Sultan Erdogans Häme gegen die EU

Politik / 08.05.2016 • 22:57 Uhr / 4 Minuten Lesezeit
Regierungschef Ahmet Davutoglu hat nichts mehr zu melden. AP
Regierungschef Ahmet Davutoglu hat nichts mehr zu melden. AP

Davutoglus Entlassung und totaler Kurswechsel stellen Flüchtlingspakt infrage.

ankara. „Der Sultan hat seinen Großwesir gefressen!“ So kommentiert der türkische Volksmund am Wochenende die Entmachtung von Erdogans allzeit getreuem Schildknappen Ahmet Davutoglu als Regierungschef. Während dieser am Abstellgleis in Bosnien Moscheen einweiht, gibt der nun komplette Alleinherrscher eine Breitseite nach der anderen auf die EU und das mit dieser eingeleitete Flüchtlingsgeschäft ab.
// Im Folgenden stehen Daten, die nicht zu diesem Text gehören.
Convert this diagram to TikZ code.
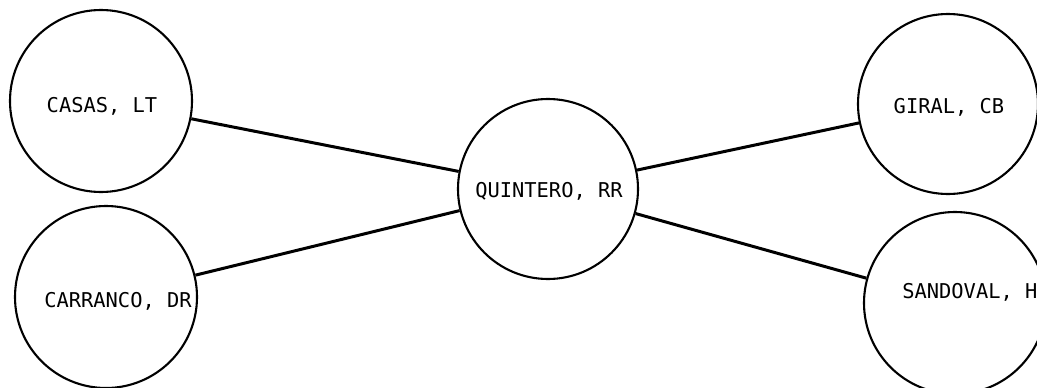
\documentclass[tikz,border=0pt]{standalone}
\usepackage{fontspec}
\setmonofont{DejaVu Sans Mono}

\tikzset{
    person/.style={circle, draw, line width=2.1pt, minimum size=182pt, inner sep=0pt},
    tagtext/.style={font=\ttfamily\fontsize{20.4}{24}\selectfont, inner sep=0pt},
    link/.style={line width=3pt}
}

\begin{document}
\begin{tikzpicture}[x=1pt, y=-1pt]

    \useasboundingbox (0,0) rectangle (1037,388);
    \clip (0,0) rectangle (1037,388);

    %draw circles:
    \node[person] (casas)    at (101,101) {};
    \node[person] (carranco) at (106,297) {};
    \node[person, minimum size=180pt] (quintero) at (548,189) {};
    \node[person, minimum size=180pt] (giral)    at (948,104) {};
    \node[person] (sandoval) at (955,303) {};

    %names:
    \node[tagtext] (casastext)    at (102,106) {CASAS, LT};
    \node[tagtext] (carrancotext) at (118,301) {CARRANCO, DR};
    \node[tagtext] (quinterotext) at (549,191) {QUINTERO, RR};
    \node[tagtext] (giraltext)    at (949,107) {GIRAL, CB};
    \node[tagtext] (sandovaltext) at (976,292) {SANDOVAL, HH};

    %draw links:
    \draw[link] (casas) -- (quintero);
    \draw[link] (carranco) -- (quintero);
    \draw[link] (quintero) -- (giral);
    \draw[link] (quintero) -- (sandoval);

\end{tikzpicture}
\end{document}
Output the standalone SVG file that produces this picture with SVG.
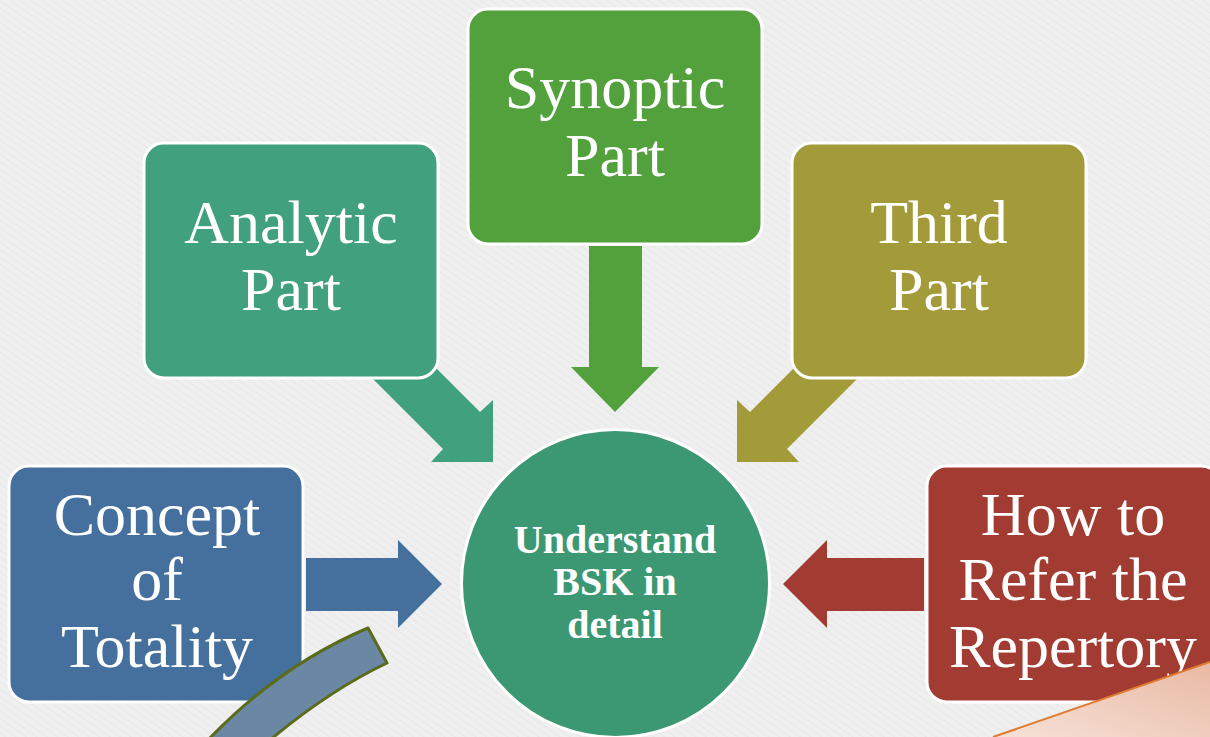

Dieses Meisterwerk des gewieften Langzeitdiplomaten Davutoglu versprach der Türkei als Gegenleistung für ein Bremsen des Flüchtlingsansturms aus ihren Lagern und die Rücknahme eines Teiles davon Milliarden Euro, Visa­freiheit für den Schengenraum und eine Wiederbelebung des Beitrittsprozesses Richtung EU. Nun ist das alles mit Davutoglus Entlassung und dem totalen Kurswechsel von Erdogan infrage gestellt.

Der Präsident war von Anfang an mit hämischen Wortmeldungen zur Durchführbarkeit des Flüchtlingsdeals auf Distanz zu seinem Ministerpräsidenten gegangen. Jetzt setzt er sich völlig von ihm ab, obwohl dieser offiziell noch bis zum Sonderparteitag der Regierungspartei AKP am 22. Mai im Amt ist. Die erste Drohgebärde des starken Manns am Bosporus kam gleich am Freitag – keine 24 Stunden nach Davutoglus Entmachtung – aus Istanbuls konservativem Muslimviertel Eyüp. Dort warf er Davutoglu vor, bei dem jüngsten Flüchtlingsabkommen mit der EU „leichtfertige“ Zugeständnisse gemacht zu haben. An erster Stelle eine Ausrichtung der türkischen Verhaftungs-, Verhör- und Gefängnispraktiken an die europäischen Standards. Das werde er sich nie vorschreiben lassen: „Wir gehen unseren Weg, ihr geht den euren!“, brüllte Recep Erdogan, als ob man es bis Brüssel hören müsste.

Gleich am Samstag sprach er erneut in der zentraltürkischen Islamistenhochburg Malatya, warf den Europäern vor, mit ihren Antiterrormethoden kläglich zu versagen. Die türkischen „Sonderbehandlungen“ seien viel wirkungsvoller und dürften daher nicht abgeschafft werden. Erdogan vergaß allerdings zu erwähnen, dass diese harten Folterbandagen in der Türkei nur gegen Kurden und Linke, nicht jedoch im Fall von Ultranationalisten und schon gar nicht Islamisten zur Anwendung kommen. Gerade Malatya ist ein trauriges Beispiel dafür.

Mörder noch nicht verurteilt

Am 18. April 2007 wurden dort der deutsche evangelische Missionar Tilmann Geske sowie die türkischen Neuchristen Necati Aydin und Ugur Yüksel mit Messern zu Tode gequält. Fünf Mörder nahm die Polizei nach vollbrachter Untat an Ort und Stelle fest. An ihrer Schuld gab es von Anfang an keinen Zweifel. Doch sind sie noch immer nicht verurteilt, wurden im März 2014 sogar aus der Untersuchungshaft entlassen. Einen von ihnen hat man inzwischen sogar als Staatsdiener beamtet, was einer Belohnung für seine Untat gleichkommt. Das ist die türkische Rechtspraxis, die Erdogan jetzt gegen jene Europas hochjubelt.